Anyone looking for evidence need look no further than 2016, when voters chose to tax themselves in hopes of making their commutes a little less painful. The countywide transportation tax, which will raise $120 billion for subways, light rail lines and other transit projects over 40 years, was approved decisively — by almost 70 percent of voters.

Investing in public transportation to battle congestion isn’t a new idea. Since 1990, Southern California has added more than 100 miles of light and heavy rail in Los Angeles County, and more than 530 miles of commuter rail regionwide, according to a recent study. And yet, traffic remains terrible. How can that be?

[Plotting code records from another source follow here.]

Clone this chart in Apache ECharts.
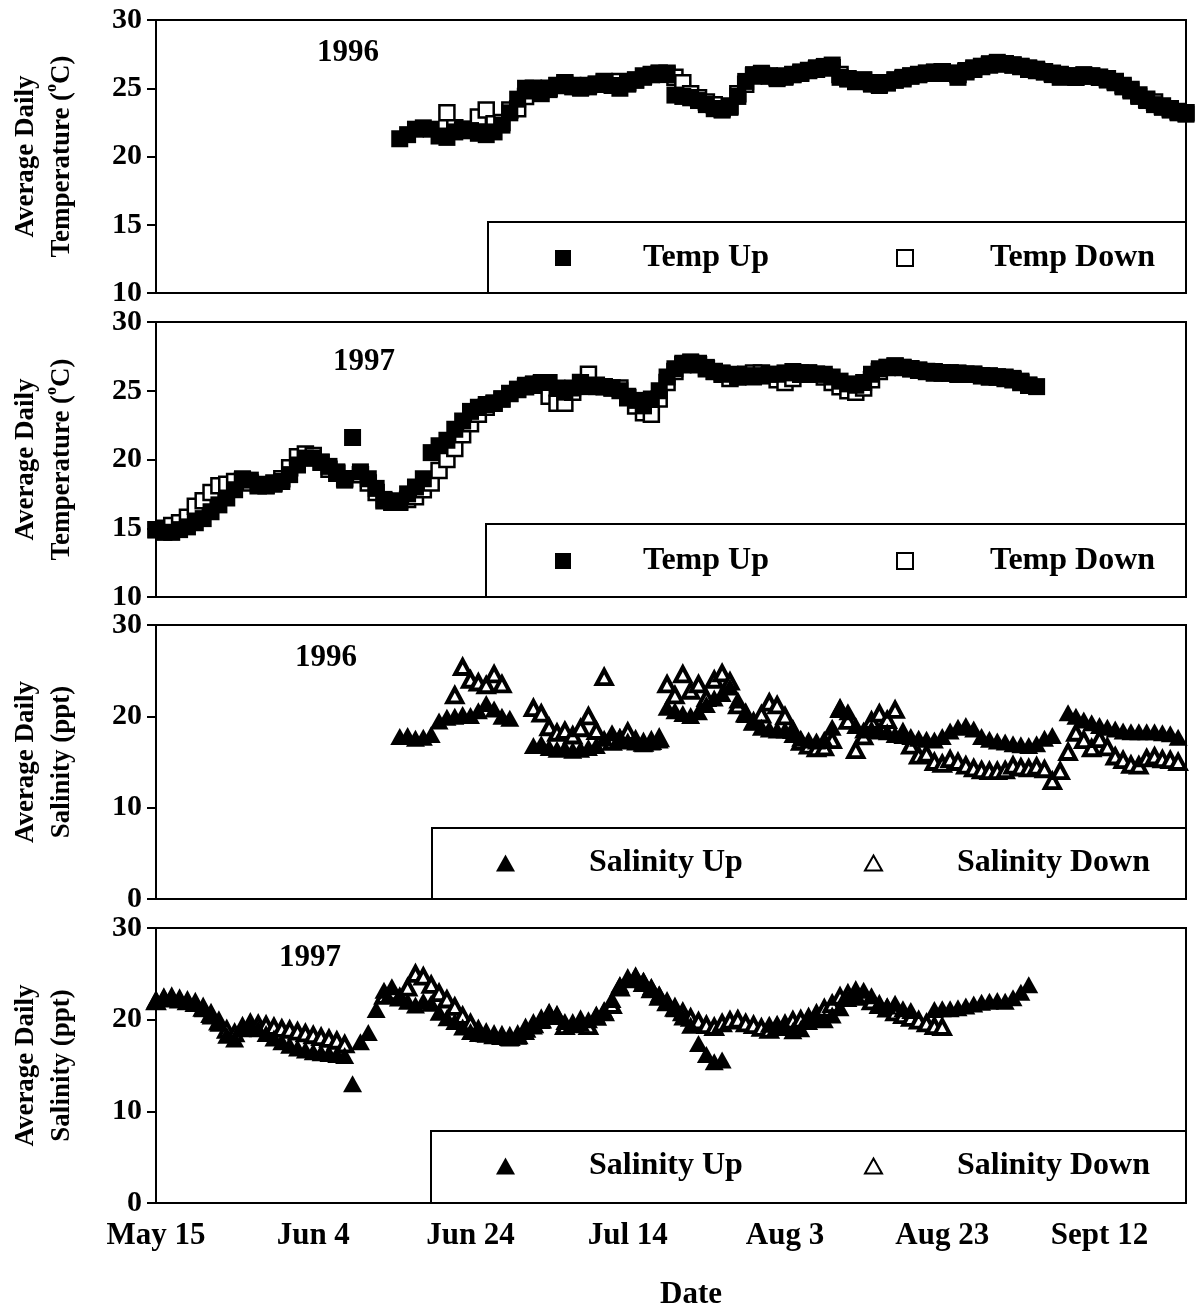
<!DOCTYPE html>
<html>
<head>
<meta charset="utf-8">
<script src="https://cdn.jsdelivr.net/npm/echarts@6/dist/echarts.min.js"></script>
<style>html,body{margin:0;padding:0;background:#fff}#c{width:1198px;height:1316px}</style>
</head>
<body>
<div id="c"></div>
<script>
// ---------- data (day index counted from May 15) ----------
const tickDays = [0, 20, 40, 60, 80, 100, 120];
const tickLabels = ['May 15', 'Jun 4', 'Jun 24', 'Jul 14', 'Aug 3', 'Aug 23', 'Sept 12'];
const yearLabels = ['1996', '1997', '1996', '1997'];

const temp96UpStart = 31;
const temp96Up = [21.3,21.6,22.0,22.1,22.0,21.5,21.4,21.8,22.0,21.9,21.7,21.6,21.8,22.3,23.2,24.2,25.0,24.8,24.6,24.9,25.2,25.3,25.1,25.0,25.1,25.3,25.4,25.2,25.0,25.3,25.6,25.8,26.0,26.1,26.0,24.5,24.4,24.3,24.1,23.8,23.5,23.4,23.6,24.4,25.5,26.0,26.1,25.9,25.7,25.8,26.0,26.2,26.3,26.5,26.6,26.7,25.8,25.7,25.5,25.6,25.3,25.2,25.4,25.6,25.8,25.9,26.0,26.1,26.2,26.2,26.1,25.8,26.3,26.5,26.6,26.8,26.9,26.8,26.7,26.6,26.5,26.4,26.2,26.0,25.8,25.9,25.9,26.0,25.9,25.8,25.6,25.4,25.1,24.8,24.4,24.1,23.8,23.6,23.4,23.2,23.1];
const temp96DownStart = 37;
const temp96Down = [23.2,22.1,21.9,22.0,22.9,23.4,22.4,22.5,23.4,23.5,24.4,25.0,24.9,25.0,25.2,25.4,25.2,25.1,25.2,25.3,25.5,25.3,25.5,25.4,25.6,25.9,26.0,26.1,26.1,25.8,25.4,24.6,24.3,24.0,23.8,23.5,23.7,24.6,25.3,25.9,26.0,25.9,25.8,25.9,26.0,26.1,26.3,26.4,26.5,26.5,26.0,25.7,25.5,25.6,25.4,25.3,25.4,25.6,25.7,25.9,26.0,26.1,26.1,26.2,26.1,26.0,26.2,26.4,26.6,26.7,26.8,26.8,26.7,26.6,26.4,26.3,26.2,26.1,26.0,25.9,25.8,25.9,25.9,25.8,25.7,25.5,25.2,24.9,24.5,24.2,24.0,23.7,23.5,23.3,23.2];

const temp97UpStart = 0;
const temp97Up = [14.9,14.7,14.7,14.9,15.1,15.4,15.7,16.2,16.7,17.2,17.8,18.6,18.5,18.2,18.1,18.2,18.4,18.9,19.6,20.1,20.1,19.8,19.5,19.1,18.5,21.6,19.1,18.6,17.9,17.1,16.9,17.0,17.5,18.0,18.6,20.5,21.0,21.4,22.2,22.8,23.5,23.8,24.0,24.1,24.4,24.8,25.1,25.4,25.5,25.6,25.6,25.2,24.9,25.2,25.6,25.3,25.3,25.3,25.2,25.0,24.6,24.3,23.9,24.4,25.0,26.0,26.6,27.0,27.1,27.0,26.7,26.4,26.3,26.2,26.1,26.1,26.0,26.1,26.2,26.2,26.3,26.4,26.3,26.3,26.2,26.2,26.0,25.7,25.5,25.4,25.6,26.2,26.6,26.7,26.8,26.7,26.6,26.5,26.4,26.4,26.3,26.3,26.3,26.2,26.2,26.1,26.1,26.0,26.0,25.9,25.7,25.4,25.3];
const temp97DownStart = 0;
const temp97Down = [14.9,15.0,15.2,15.4,15.8,16.6,17.0,17.6,18.1,18.2,18.4,18.5,18.3,18.1,18.1,18.3,18.6,19.4,20.2,20.4,20.3,19.8,19.3,19.0,18.6,null,18.9,18.3,17.6,17.0,16.9,16.9,17.1,17.3,17.8,18.3,19.2,20.0,20.8,21.8,22.6,23.3,23.8,24.1,24.4,24.8,25.1,25.3,25.4,25.5,24.6,24.1,24.1,24.9,25.6,26.2,25.4,25.3,25.2,25.2,24.5,23.9,23.4,23.3,24.4,25.6,26.4,26.9,27.0,26.9,26.6,26.4,26.2,25.9,26.0,26.2,26.3,26.3,26.1,25.8,25.6,25.9,26.2,26.3,26.2,26.0,25.6,25.3,25.0,24.9,25.2,25.8,26.4,26.7,26.8,26.7,26.6,26.5,26.4,26.3,26.3,26.3,26.2,26.2,26.2,26.1,26.0,26.0,25.9,25.8,25.6,25.4];

const sal96UpStart = 31;
const sal96Up = [17.8,17.9,17.6,17.7,18.0,19.5,19.9,20.0,20.2,20.1,20.6,21.4,20.8,20.0,19.8,null,null,16.8,17.0,16.6,16.4,16.5,16.3,16.4,16.6,16.8,17.6,18.2,17.8,17.3,17.2,17.0,17.2,17.4,21.0,20.6,20.3,20.1,20.5,21.3,22.0,22.5,23.2,21.8,20.2,19.4,18.8,18.6,18.5,18.5,18.0,17.6,17.4,17.3,17.5,18.8,21.0,20.5,19.0,18.5,18.6,18.4,18.3,18.0,17.9,17.8,17.6,17.5,17.4,17.8,18.4,18.8,19.0,18.6,17.8,17.5,17.3,17.2,17.0,16.9,16.8,17.0,17.6,17.9,null,20.4,20.0,19.6,19.3,19.0,18.8,18.6,18.4,18.3,18.3,18.3,18.3,18.2,18.1,17.7];
const sal96DownStart = 38;
const sal96Down = [22.3,25.4,24.0,23.7,23.4,24.6,23.5,null,null,null,20.9,20.3,18.8,18.2,18.4,17.9,18.7,20.0,18.4,24.3,17.2,17.5,18.3,17.4,17.1,17.3,17.6,23.5,22.3,24.6,22.8,23.5,22.0,24.0,24.7,23.8,21.2,20.3,19.4,20.2,21.5,21.2,20.0,18.5,17.2,16.8,16.5,16.6,17.4,20.8,19.5,16.3,17.8,19.5,20.3,19.6,20.7,18.2,16.8,15.7,15.9,15.0,14.8,15.3,15.0,14.6,14.3,14.1,14.0,14.0,14.1,14.6,14.4,14.3,14.5,14.2,12.9,14.0,16.1,18.2,17.4,16.5,17.5,16.6,15.6,15.2,14.7,14.6,15.4,15.6,15.3,15.2,15.0];

const sal97UpStart = 0;
const sal97Up = [22.2,22.5,22.4,22.3,22.1,21.9,21.2,20.4,19.6,18.3,17.9,19.0,19.3,19.0,18.5,18.0,17.6,17.2,16.9,16.7,16.5,16.4,16.3,16.2,16.1,13.0,17.6,18.6,21.1,23.2,23.6,22.6,22.0,21.6,22.0,21.8,20.8,20.2,19.8,19.2,18.7,18.5,18.4,18.3,18.2,18.0,18.2,18.7,19.3,19.9,20.8,20.6,19.8,19.5,19.6,20.0,20.5,21.0,22.2,23.8,24.5,24.8,24.3,23.6,22.8,22.0,21.2,20.3,19.4,17.4,16.2,15.4,15.6,null,null,null,null,null,19.5,19.6,19.3,18.8,19.0,19.8,20.2,20.0,20.5,21.3,22.3,22.8,23.2,22.6,21.7,21.5,21.8,21.2,21.0,null,null,21.1,21.2,21.2,21.3,21.5,21.7,21.9,22.0,22.1,22.0,22.4,23.0,23.8];
const sal97DownStart = 0;
const sal97Down = [22.0,22.3,22.4,22.2,22.0,21.8,21.3,20.6,19.8,18.9,18.5,19.2,19.6,19.5,19.4,19.2,19.0,18.9,18.7,18.5,18.3,18.1,17.9,17.7,17.3,null,null,null,null,22.6,23.0,22.4,23.5,25.0,24.7,23.8,22.9,22.2,21.4,20.4,19.6,18.9,18.5,18.3,18.2,18.1,18.3,19.0,19.5,20.0,20.6,20.4,19.3,19.5,19.9,19.3,20.3,20.8,21.6,23.5,24.4,24.6,24.0,23.3,22.5,21.9,21.3,20.8,20.2,19.8,19.4,19.2,19.6,19.9,20.0,19.6,19.4,19.1,18.9,19.2,19.5,19.9,20.0,20.2,20.6,21.2,21.7,22.5,22.8,23.1,22.5,22.0,21.6,21.2,20.8,20.5,20.2,19.9,19.6,19.3,19.2];

// ---------- helpers ----------
function pts(start, vals) {
  const out = [];
  vals.forEach((v, i) => { if (v !== null) out.push([start + i, v]); });
  return out;
}
const FONT = 'Liberation Serif';
const GRIDS = [
  { left: 153, width: 1033, top: 20, height: 273 },
  { left: 153, width: 1033, top: 322, height: 275 },
  { left: 153, width: 1033, top: 625, height: 274 },
  { left: 153, width: 1033, top: 928, height: 275 }
];

const chart = echarts.init(document.getElementById('c'), null, { renderer: 'canvas' });

const xAxes = GRIDS.map((g, i) => ({
  type: 'value', gridIndex: i, min: 0, max: 131, interval: 20,
  axisLine: { show: true, onZero: false, lineStyle: { color: '#000', width: 2 } },
  axisTick: { show: false },
  splitLine: { show: false },
  axisLabel: {
    show: i === 3, margin: 17,
    fontFamily: FONT, fontWeight: 'bold', fontSize: 31, color: '#000',
    formatter: v => { const k = tickDays.indexOf(v); return k >= 0 ? tickLabels[k] : ''; }
  },
  name: i === 3 ? 'Date' : '', nameLocation: 'middle', nameGap: 76,
  nameTextStyle: { fontFamily: FONT, fontWeight: 'bold', fontSize: 31, color: '#000', padding: [0, 0, 0, 40] }
}));

const richName = {
  n: { fontFamily: FONT, fontWeight: 'bold', fontSize: 27, lineHeight: 36, color: '#000' },
  s: { fontFamily: FONT, fontWeight: 'bold', fontSize: 16, lineHeight: 36, verticalAlign: 'top', padding: [0, 0, 14, 0], color: '#000' }
};
const yAxes = GRIDS.map((g, i) => {
  const temp = i < 2;
  return {
    type: 'value', gridIndex: i,
    min: temp ? 10 : 0, max: 30, interval: temp ? 5 : 10,
    axisLine: { show: true, lineStyle: { color: '#000', width: 2 } },
    axisTick: { show: true, inside: false, length: 9, lineStyle: { color: '#000', width: 2 } },
    splitLine: { show: false },
    axisLabel: { margin: 14, fontFamily: FONT, fontWeight: 'bold', fontSize: 30, color: '#000' },
    name: temp ? '{n|Average Daily}\n{n|Temperature (}{s|o}{n|C)}' : '{n|Average Daily}\n{n|Salinity (ppt)}',
    nameLocation: 'middle', nameRotate: 90, nameGap: 76,
    nameTextStyle: { fontFamily: FONT, fontWeight: 'bold', fontSize: 27, lineHeight: 36, color: '#000', rich: richName }
  };
});

const filledSq = { color: '#000', opacity: 1 };
const openSq = { color: '#fff', borderColor: '#000', borderWidth: 2.5, opacity: 1 };
const filledTri = { color: '#000', opacity: 1 };
const openTri = { color: '#fff', borderColor: '#000', borderWidth: 4, opacity: 1 };

function sc(name, idx, data, symbol, size, style, z) {
  return { type: 'scatter', name, xAxisIndex: idx, yAxisIndex: idx, data, symbol, symbolSize: size,
           itemStyle: style, z, silent: true, animation: false };
}
const series = [
  sc('Temp Down', 0, pts(temp96DownStart, temp96Down), 'rect', 15, openSq, 2),
  sc('Temp Up', 0, pts(temp96UpStart, temp96Up), 'rect', 17, filledSq, 3),
  sc('Temp Down', 1, pts(temp97DownStart, temp97Down), 'rect', 15, openSq, 2),
  sc('Temp Up', 1, pts(temp97UpStart, temp97Up), 'rect', 17, filledSq, 3),
  sc('Salinity Down', 2, pts(sal96DownStart, sal96Down), 'triangle', [15, 14], openTri, 2),
  sc('Salinity Up', 2, pts(sal96UpStart, sal96Up), 'triangle', [19, 17], filledTri, 3),
  sc('Salinity Down', 3, pts(sal97DownStart, sal97Down), 'triangle', [15, 14], openTri, 2),
  sc('Salinity Up', 3, pts(sal97UpStart, sal97Up), 'triangle', [19, 17], filledTri, 3)
];

function leg(name, left, top, gap, w, h) {
  return {
    data: [name], left, top, padding: 0, orient: 'horizontal', selectedMode: false,
    itemWidth: w, itemHeight: h, itemGap: 0,
    formatter: n => '{g|}' + n,
    textStyle: { fontFamily: FONT, fontWeight: 'bold', fontSize: 32, color: '#000', lineHeight: 34,
                 rich: { g: { width: gap } } }
  };
}
const legends = [
  leg('Temp Up', 555, 241, 67, 16, 16), leg('Temp Down', 896, 241, 72, 16, 16),
  leg('Temp Up', 555, 544, 67, 16, 16), leg('Temp Down', 896, 544, 72, 16, 16),
  leg('Salinity Up', 496, 846, 69, 19, 17), leg('Salinity Down', 864, 846, 70, 17, 15),
  leg('Salinity Up', 496, 1149, 69, 19, 17), leg('Salinity Down', 864, 1149, 70, 17, 15)
];

const boxes = [
  { x: 488, y: 222, w: 698, h: 71 },
  { x: 486, y: 524, w: 700, h: 73 },
  { x: 432, y: 828, w: 754, h: 71 },
  { x: 431, y: 1131, w: 755, h: 72 }
];
const yearPos = [[348, 53], [364, 362], [326, 658], [310, 958]];
const graphic = [];
boxes.forEach(b => graphic.push({ type: 'rect', shape: { x: b.x, y: b.y, width: b.w, height: b.h },
  style: { fill: '#fff', stroke: '#000', lineWidth: 2 }, z: 1 }));
yearLabels.forEach((t, i) => graphic.push({ type: 'text', x: yearPos[i][0], y: yearPos[i][1],
  style: { text: t, fontFamily: FONT, fontWeight: 'bold', fontSize: 31, fill: '#000', textAlign: 'center', textVerticalAlign: 'middle' }, z: 5 }));

chart.setOption({
  animation: false,
  backgroundColor: '#fff',
  grid: GRIDS.map(g => Object.assign({ show: true, borderColor: '#000', borderWidth: 2, backgroundColor: 'transparent' }, g)),
  xAxis: xAxes,
  yAxis: yAxes,
  legend: legends,
  graphic,
  series
});
</script>
</body>
</html>
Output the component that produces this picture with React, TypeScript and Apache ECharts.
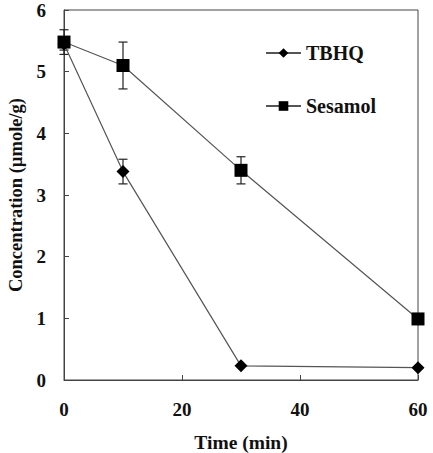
import React, { useEffect, useRef } from "react";
import * as echarts from "echarts";

// Sampling times (min)
const times = [0, 10, 30, 60];
// Mean concentrations (µmole/g)
const tbhq = [5.45, 3.38, 0.23, 0.2];
const sesamol = [5.48, 5.1, 3.4, 0.99];
// Standard deviations
const tbhqErr = [0.1, 0.2, 0, 0];
const sesamolErr = [0.2, 0.38, 0.22, 0];

const font = "Liberation Serif";

function errorSeries(name: string, values: number[], errs: number[]) {
  const data = times.map((t, i) => [t, values[i] - errs[i], values[i] + errs[i]]);
  return {
    type: "custom",
    name: name + "-err",
    z: 1,
    silent: true,
    renderItem: (params: any, api: any) => {
      const x = api.value(0);
      const lo = api.coord([x, api.value(1)]);
      const hi = api.coord([x, api.value(2)]);
      const cap = 4.5;
      const style = { stroke: "#222", lineWidth: 1.2 };
      return {
        type: "group",
        children: [
          { type: "line", shape: { x1: lo[0], y1: lo[1], x2: hi[0], y2: hi[1] }, style },
          { type: "line", shape: { x1: lo[0] - cap, y1: lo[1], x2: lo[0] + cap, y2: lo[1] }, style },
          { type: "line", shape: { x1: hi[0] - cap, y1: hi[1], x2: hi[0] + cap, y2: hi[1] }, style },
        ],
      };
    },
    data,
  };
}

export default function App() {
  const ref = useRef<HTMLDivElement>(null);
  useEffect(() => {
    const chart = echarts.init(ref.current!, undefined, { renderer: "svg" });
    chart.setOption({
      animation: false,
      backgroundColor: "#fff",
      grid: {
        left: 64,
        top: 10,
        right: 15,
        bottom: 73,
        show: true,
        borderColor: "#444",
        borderWidth: 1,
        outerBoundsMode: "none",
      },
      legend: {
        orient: "vertical",
        left: 260,
        top: 38,
        itemGap: 33,
        itemWidth: 35,
        itemHeight: 12,
        textStyle: { fontFamily: font, fontWeight: "bold", fontSize: 20, color: "#111" },
        data: ["TBHQ", "Sesamol"],
      },
      xAxis: {
        type: "value",
        min: 0,
        max: 60,
        interval: 20,
        name: "Time (min)",
        nameLocation: "middle",
        nameGap: 52,
        nameTextStyle: { fontFamily: font, fontWeight: "bold", fontSize: 19.5, color: "#111" },
        axisLine: { lineStyle: { color: "#444", width: 1 } },
        axisTick: { inside: true, length: 5, lineStyle: { color: "#444" } },
        splitLine: { show: false },
        axisLabel: { fontFamily: font, fontWeight: "bold", fontSize: 19, color: "#111", margin: 20 },
      },
      yAxis: {
        type: "value",
        min: 0,
        max: 6,
        interval: 1,
        name: "Concentration (µmole/g)",
        nameLocation: "middle",
        nameGap: 39,
        nameTextStyle: { fontFamily: font, fontWeight: "bold", fontSize: 18.5, color: "#111" },
        axisLine: { lineStyle: { color: "#444", width: 1 } },
        axisTick: { inside: true, length: 5, lineStyle: { color: "#444" } },
        splitLine: { show: false },
        axisLabel: { fontFamily: font, fontWeight: "bold", fontSize: 19, color: "#111", margin: 18 },
      },
      series: [
        errorSeries("TBHQ", tbhq, tbhqErr),
        errorSeries("Sesamol", sesamol, sesamolErr),
        {
          type: "line",
          name: "TBHQ",
          z: 3,
          data: times.map((t, i) => [t, tbhq[i]]),
          symbol: "diamond",
          symbolSize: [13, 13],
          itemStyle: { color: "#000" },
          lineStyle: { color: "#555", width: 1.2 },
        },
        {
          type: "line",
          name: "Sesamol",
          z: 3,
          data: times.map((t, i) => [t, sesamol[i]]),
          symbol: "rect",
          symbolSize: 13,
          itemStyle: { color: "#000" },
          lineStyle: { color: "#555", width: 1.2 },
        },
      ],
    });
    return () => chart.dispose();
  }, []);
  return <div ref={ref} style={{ width: 433, height: 453, position: "absolute", left: 0, top: 0 }} />;
}
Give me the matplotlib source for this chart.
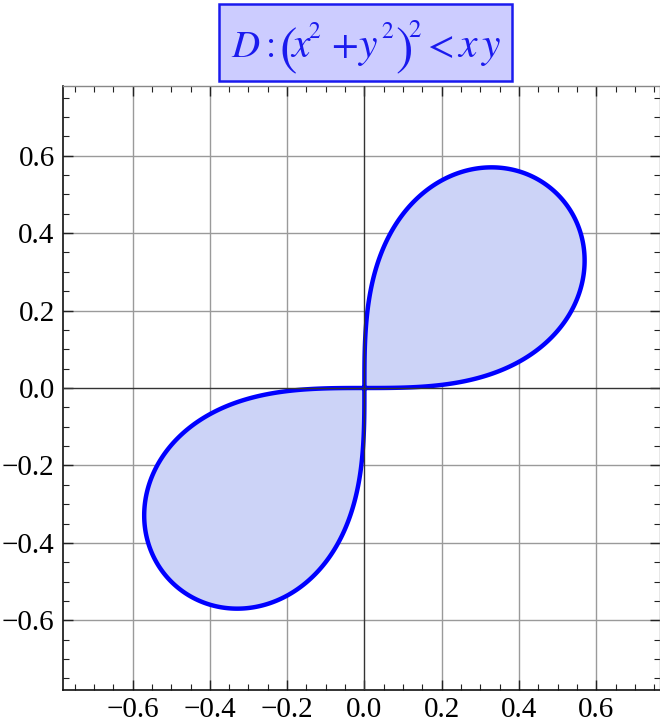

New statistics from the Los Angeles County Metropolitan Transportation Authority offer one alarming reason: Despite all the spending on public transportation, its ridership is falling. In fact, recently released statistics show that in 2017, ridership fell to its lowest level in at least eight years — mostly because far fewer people are taking the bus.

Experts and officials have many possible explanations for the decline: competition from ride-share companies, changes in immigration policy that affect some of the region’s most reliable transit users, and the fact that some would-be riders just don’t think public transit is safe.

But a new report from the Institute of Transportation Studies at the University of California, Los Angeles, says the biggest reason is that more Southern Californians are buying cars. Between 2000 and 2015, the study says, private vehicle ownership in the area increased from 1.7 to 2.4 vehicles per household. And the study says car ownership grew fastest among “foreign-born households” and other low-income people who tend to take public transit the most.

“Transit today relies on a high rate of use by a narrow base of people,” the report’s authors wrote. “But if that narrow base of people is acquiring vehicles, transit’s healthy future lies in reversing those circumstances, and striving for at least a low rate of use by a broad base of people.”

In a region of 18.8 million people, they note that about 77 percent use public transit rarely or never. It’s a pool of “vast untapped potential.” The obstacle? Driving remains cheap.